» **What this task involves**
Exactly as they appear, output all of the records. Skip any images.

Entries with chart source code:

######

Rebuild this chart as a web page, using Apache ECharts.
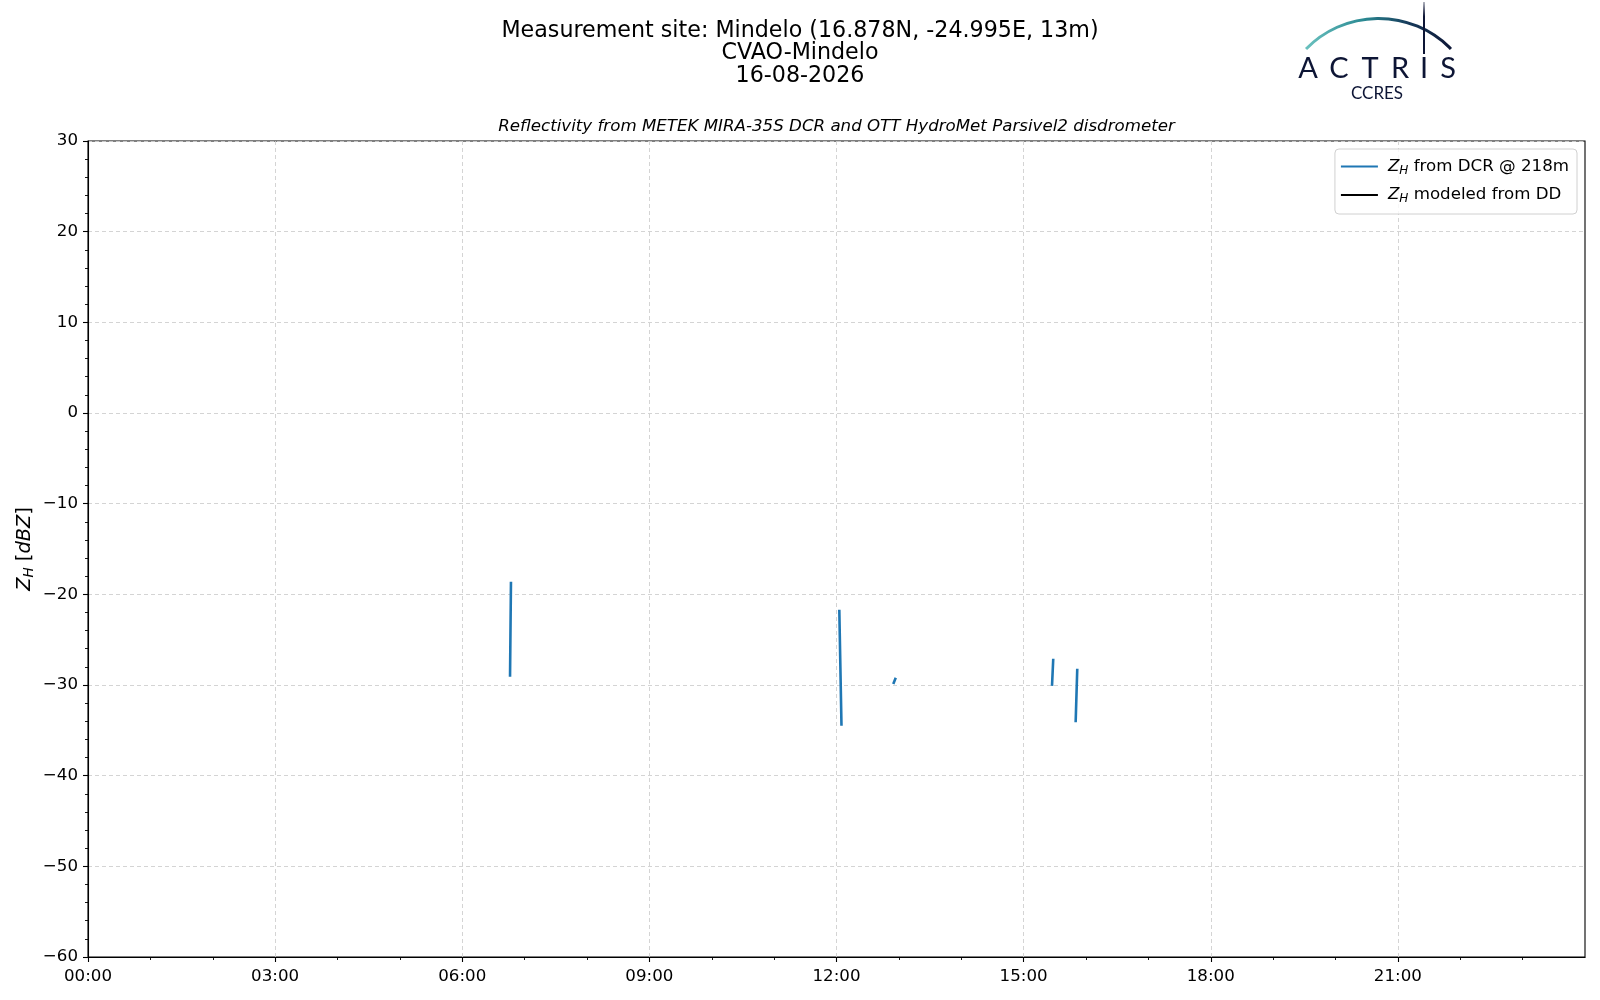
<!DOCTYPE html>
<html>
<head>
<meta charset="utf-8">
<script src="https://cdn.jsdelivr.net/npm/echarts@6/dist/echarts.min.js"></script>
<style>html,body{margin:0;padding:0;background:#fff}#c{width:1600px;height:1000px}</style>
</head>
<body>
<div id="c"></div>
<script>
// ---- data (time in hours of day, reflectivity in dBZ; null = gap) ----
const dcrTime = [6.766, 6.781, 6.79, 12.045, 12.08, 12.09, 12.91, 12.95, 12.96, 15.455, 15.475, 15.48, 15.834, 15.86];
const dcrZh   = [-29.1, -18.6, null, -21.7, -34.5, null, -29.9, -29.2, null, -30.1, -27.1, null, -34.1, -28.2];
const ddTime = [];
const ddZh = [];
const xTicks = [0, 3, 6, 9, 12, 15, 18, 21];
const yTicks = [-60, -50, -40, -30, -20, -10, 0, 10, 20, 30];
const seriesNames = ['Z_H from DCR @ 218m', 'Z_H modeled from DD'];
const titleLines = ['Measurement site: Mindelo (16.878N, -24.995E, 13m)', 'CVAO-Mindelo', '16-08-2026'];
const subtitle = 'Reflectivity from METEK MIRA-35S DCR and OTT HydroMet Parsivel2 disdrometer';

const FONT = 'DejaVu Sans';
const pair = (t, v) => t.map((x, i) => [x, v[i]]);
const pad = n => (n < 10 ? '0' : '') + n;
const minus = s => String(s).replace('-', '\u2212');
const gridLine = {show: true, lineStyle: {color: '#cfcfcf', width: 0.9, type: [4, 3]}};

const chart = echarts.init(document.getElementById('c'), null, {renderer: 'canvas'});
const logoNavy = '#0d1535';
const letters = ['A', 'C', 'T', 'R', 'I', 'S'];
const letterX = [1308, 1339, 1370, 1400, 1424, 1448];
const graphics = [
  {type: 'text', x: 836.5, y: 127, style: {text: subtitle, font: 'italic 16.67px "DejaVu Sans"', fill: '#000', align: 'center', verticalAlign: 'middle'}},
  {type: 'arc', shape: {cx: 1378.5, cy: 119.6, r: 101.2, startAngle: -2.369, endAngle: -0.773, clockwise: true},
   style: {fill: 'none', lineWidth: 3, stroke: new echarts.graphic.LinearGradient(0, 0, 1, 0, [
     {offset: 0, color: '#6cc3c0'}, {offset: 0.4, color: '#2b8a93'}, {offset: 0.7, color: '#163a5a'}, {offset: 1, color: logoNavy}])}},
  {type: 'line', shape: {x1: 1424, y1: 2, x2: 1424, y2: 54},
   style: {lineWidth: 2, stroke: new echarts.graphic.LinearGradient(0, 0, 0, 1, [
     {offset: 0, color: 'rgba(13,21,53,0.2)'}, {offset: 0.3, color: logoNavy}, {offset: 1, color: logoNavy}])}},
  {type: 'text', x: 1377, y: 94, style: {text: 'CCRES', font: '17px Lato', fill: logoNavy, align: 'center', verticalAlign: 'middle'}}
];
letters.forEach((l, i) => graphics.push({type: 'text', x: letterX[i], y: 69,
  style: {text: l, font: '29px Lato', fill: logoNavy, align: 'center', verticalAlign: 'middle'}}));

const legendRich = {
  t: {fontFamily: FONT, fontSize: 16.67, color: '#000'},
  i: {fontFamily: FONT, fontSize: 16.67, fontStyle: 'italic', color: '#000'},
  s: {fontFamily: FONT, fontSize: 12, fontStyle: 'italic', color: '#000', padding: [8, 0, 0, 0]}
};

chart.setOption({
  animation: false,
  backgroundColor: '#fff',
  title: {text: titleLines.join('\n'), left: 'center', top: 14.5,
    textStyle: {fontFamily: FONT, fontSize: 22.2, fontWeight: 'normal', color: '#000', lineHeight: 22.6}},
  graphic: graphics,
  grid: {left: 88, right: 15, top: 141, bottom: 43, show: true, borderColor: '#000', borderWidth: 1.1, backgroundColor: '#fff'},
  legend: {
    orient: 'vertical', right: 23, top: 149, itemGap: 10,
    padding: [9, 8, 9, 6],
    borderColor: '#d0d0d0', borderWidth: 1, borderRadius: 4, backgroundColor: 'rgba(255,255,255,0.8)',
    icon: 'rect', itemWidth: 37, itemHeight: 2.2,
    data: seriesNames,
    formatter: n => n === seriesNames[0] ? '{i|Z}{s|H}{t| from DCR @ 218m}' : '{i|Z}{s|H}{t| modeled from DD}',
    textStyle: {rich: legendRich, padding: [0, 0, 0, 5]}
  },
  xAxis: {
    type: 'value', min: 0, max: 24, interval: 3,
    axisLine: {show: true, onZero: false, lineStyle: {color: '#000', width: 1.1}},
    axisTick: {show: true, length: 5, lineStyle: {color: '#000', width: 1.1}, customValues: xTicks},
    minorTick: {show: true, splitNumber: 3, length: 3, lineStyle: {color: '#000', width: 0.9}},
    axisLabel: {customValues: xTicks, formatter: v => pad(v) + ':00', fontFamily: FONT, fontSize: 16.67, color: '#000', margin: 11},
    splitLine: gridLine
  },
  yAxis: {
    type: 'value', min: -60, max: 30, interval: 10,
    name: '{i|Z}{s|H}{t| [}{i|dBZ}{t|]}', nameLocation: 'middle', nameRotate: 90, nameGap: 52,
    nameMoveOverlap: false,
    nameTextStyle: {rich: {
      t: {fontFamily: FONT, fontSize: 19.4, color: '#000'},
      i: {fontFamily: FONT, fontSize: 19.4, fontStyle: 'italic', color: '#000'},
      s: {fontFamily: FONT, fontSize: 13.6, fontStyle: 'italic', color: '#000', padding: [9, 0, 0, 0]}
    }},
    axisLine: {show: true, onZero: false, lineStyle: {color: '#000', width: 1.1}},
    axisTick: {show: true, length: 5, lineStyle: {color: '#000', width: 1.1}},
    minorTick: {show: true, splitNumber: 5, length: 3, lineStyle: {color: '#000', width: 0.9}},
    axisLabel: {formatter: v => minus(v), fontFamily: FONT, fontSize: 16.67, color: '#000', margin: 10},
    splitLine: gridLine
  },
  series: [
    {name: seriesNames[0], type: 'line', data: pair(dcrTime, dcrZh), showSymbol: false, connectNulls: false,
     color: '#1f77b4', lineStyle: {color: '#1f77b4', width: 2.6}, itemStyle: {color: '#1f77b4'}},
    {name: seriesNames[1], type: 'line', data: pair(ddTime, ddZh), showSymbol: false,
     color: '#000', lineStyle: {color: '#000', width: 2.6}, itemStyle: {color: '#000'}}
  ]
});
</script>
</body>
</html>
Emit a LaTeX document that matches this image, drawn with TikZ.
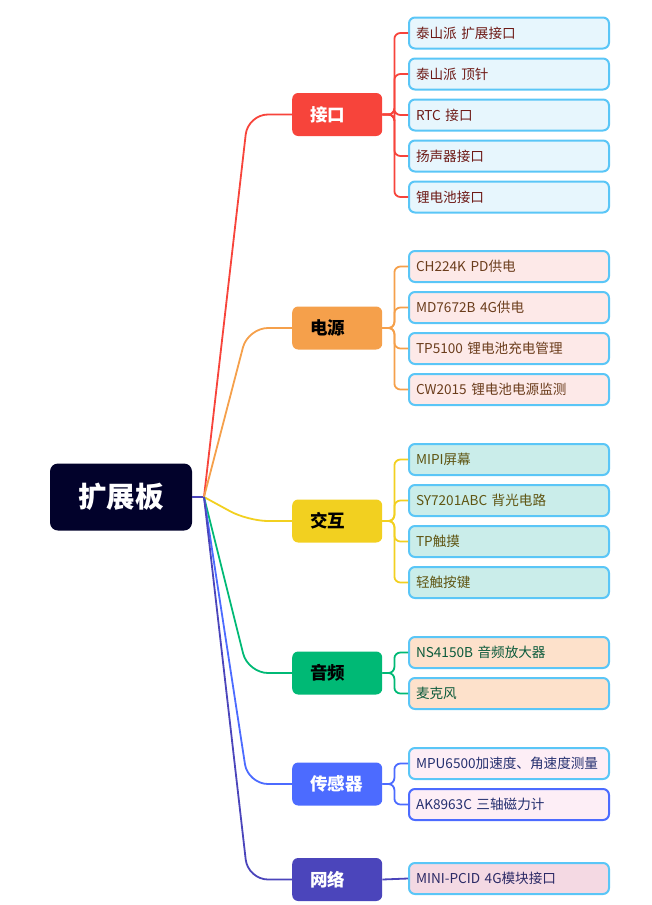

######

» **Expected output**
Rebuild this chart as a web page, using Apache ECharts.
<!DOCTYPE html>
<html>
<head>
<meta charset="utf-8">
<script src="https://cdn.jsdelivr.net/npm/echarts@6/dist/echarts.min.js"></script>
<style>html,body{margin:0;padding:0;background:#fff}#c{width:1600px;height:1000px}</style>
</head>
<body>
<div id="c"></div>
<script>
// ---- data (time in hours of day, reflectivity in dBZ; null = gap) ----
const dcrTime = [6.766, 6.781, 6.79, 12.045, 12.08, 12.09, 12.91, 12.95, 12.96, 15.455, 15.475, 15.48, 15.834, 15.86];
const dcrZh   = [-29.1, -18.6, null, -21.7, -34.5, null, -29.9, -29.2, null, -30.1, -27.1, null, -34.1, -28.2];
const ddTime = [];
const ddZh = [];
const xTicks = [0, 3, 6, 9, 12, 15, 18, 21];
const yTicks = [-60, -50, -40, -30, -20, -10, 0, 10, 20, 30];
const seriesNames = ['Z_H from DCR @ 218m', 'Z_H modeled from DD'];
const titleLines = ['Measurement site: Mindelo (16.878N, -24.995E, 13m)', 'CVAO-Mindelo', '16-08-2026'];
const subtitle = 'Reflectivity from METEK MIRA-35S DCR and OTT HydroMet Parsivel2 disdrometer';

const FONT = 'DejaVu Sans';
const pair = (t, v) => t.map((x, i) => [x, v[i]]);
const pad = n => (n < 10 ? '0' : '') + n;
const minus = s => String(s).replace('-', '\u2212');
const gridLine = {show: true, lineStyle: {color: '#cfcfcf', width: 0.9, type: [4, 3]}};

const chart = echarts.init(document.getElementById('c'), null, {renderer: 'canvas'});
const logoNavy = '#0d1535';
const letters = ['A', 'C', 'T', 'R', 'I', 'S'];
const letterX = [1308, 1339, 1370, 1400, 1424, 1448];
const graphics = [
  {type: 'text', x: 836.5, y: 127, style: {text: subtitle, font: 'italic 16.67px "DejaVu Sans"', fill: '#000', align: 'center', verticalAlign: 'middle'}},
  {type: 'arc', shape: {cx: 1378.5, cy: 119.6, r: 101.2, startAngle: -2.369, endAngle: -0.773, clockwise: true},
   style: {fill: 'none', lineWidth: 3, stroke: new echarts.graphic.LinearGradient(0, 0, 1, 0, [
     {offset: 0, color: '#6cc3c0'}, {offset: 0.4, color: '#2b8a93'}, {offset: 0.7, color: '#163a5a'}, {offset: 1, color: logoNavy}])}},
  {type: 'line', shape: {x1: 1424, y1: 2, x2: 1424, y2: 54},
   style: {lineWidth: 2, stroke: new echarts.graphic.LinearGradient(0, 0, 0, 1, [
     {offset: 0, color: 'rgba(13,21,53,0.2)'}, {offset: 0.3, color: logoNavy}, {offset: 1, color: logoNavy}])}},
  {type: 'text', x: 1377, y: 94, style: {text: 'CCRES', font: '17px Lato', fill: logoNavy, align: 'center', verticalAlign: 'middle'}}
];
letters.forEach((l, i) => graphics.push({type: 'text', x: letterX[i], y: 69,
  style: {text: l, font: '29px Lato', fill: logoNavy, align: 'center', verticalAlign: 'middle'}}));

const legendRich = {
  t: {fontFamily: FONT, fontSize: 16.67, color: '#000'},
  i: {fontFamily: FONT, fontSize: 16.67, fontStyle: 'italic', color: '#000'},
  s: {fontFamily: FONT, fontSize: 12, fontStyle: 'italic', color: '#000', padding: [8, 0, 0, 0]}
};

chart.setOption({
  animation: false,
  backgroundColor: '#fff',
  title: {text: titleLines.join('\n'), left: 'center', top: 14.5,
    textStyle: {fontFamily: FONT, fontSize: 22.2, fontWeight: 'normal', color: '#000', lineHeight: 22.6}},
  graphic: graphics,
  grid: {left: 88, right: 15, top: 141, bottom: 43, show: true, borderColor: '#000', borderWidth: 1.1, backgroundColor: '#fff'},
  legend: {
    orient: 'vertical', right: 23, top: 149, itemGap: 10,
    padding: [9, 8, 9, 6],
    borderColor: '#d0d0d0', borderWidth: 1, borderRadius: 4, backgroundColor: 'rgba(255,255,255,0.8)',
    icon: 'rect', itemWidth: 37, itemHeight: 2.2,
    data: seriesNames,
    formatter: n => n === seriesNames[0] ? '{i|Z}{s|H}{t| from DCR @ 218m}' : '{i|Z}{s|H}{t| modeled from DD}',
    textStyle: {rich: legendRich, padding: [0, 0, 0, 5]}
  },
  xAxis: {
    type: 'value', min: 0, max: 24, interval: 3,
    axisLine: {show: true, onZero: false, lineStyle: {color: '#000', width: 1.1}},
    axisTick: {show: true, length: 5, lineStyle: {color: '#000', width: 1.1}, customValues: xTicks},
    minorTick: {show: true, splitNumber: 3, length: 3, lineStyle: {color: '#000', width: 0.9}},
    axisLabel: {customValues: xTicks, formatter: v => pad(v) + ':00', fontFamily: FONT, fontSize: 16.67, color: '#000', margin: 11},
    splitLine: gridLine
  },
  yAxis: {
    type: 'value', min: -60, max: 30, interval: 10,
    name: '{i|Z}{s|H}{t| [}{i|dBZ}{t|]}', nameLocation: 'middle', nameRotate: 90, nameGap: 52,
    nameMoveOverlap: false,
    nameTextStyle: {rich: {
      t: {fontFamily: FONT, fontSize: 19.4, color: '#000'},
      i: {fontFamily: FONT, fontSize: 19.4, fontStyle: 'italic', color: '#000'},
      s: {fontFamily: FONT, fontSize: 13.6, fontStyle: 'italic', color: '#000', padding: [9, 0, 0, 0]}
    }},
    axisLine: {show: true, onZero: false, lineStyle: {color: '#000', width: 1.1}},
    axisTick: {show: true, length: 5, lineStyle: {color: '#000', width: 1.1}},
    minorTick: {show: true, splitNumber: 5, length: 3, lineStyle: {color: '#000', width: 0.9}},
    axisLabel: {formatter: v => minus(v), fontFamily: FONT, fontSize: 16.67, color: '#000', margin: 10},
    splitLine: gridLine
  },
  series: [
    {name: seriesNames[0], type: 'line', data: pair(dcrTime, dcrZh), showSymbol: false, connectNulls: false,
     color: '#1f77b4', lineStyle: {color: '#1f77b4', width: 2.6}, itemStyle: {color: '#1f77b4'}},
    {name: seriesNames[1], type: 'line', data: pair(ddTime, ddZh), showSymbol: false,
     color: '#000', lineStyle: {color: '#000', width: 2.6}, itemStyle: {color: '#000'}}
  ]
});
</script>
</body>
</html>
Emit a LaTeX document that matches this image, drawn with TikZ.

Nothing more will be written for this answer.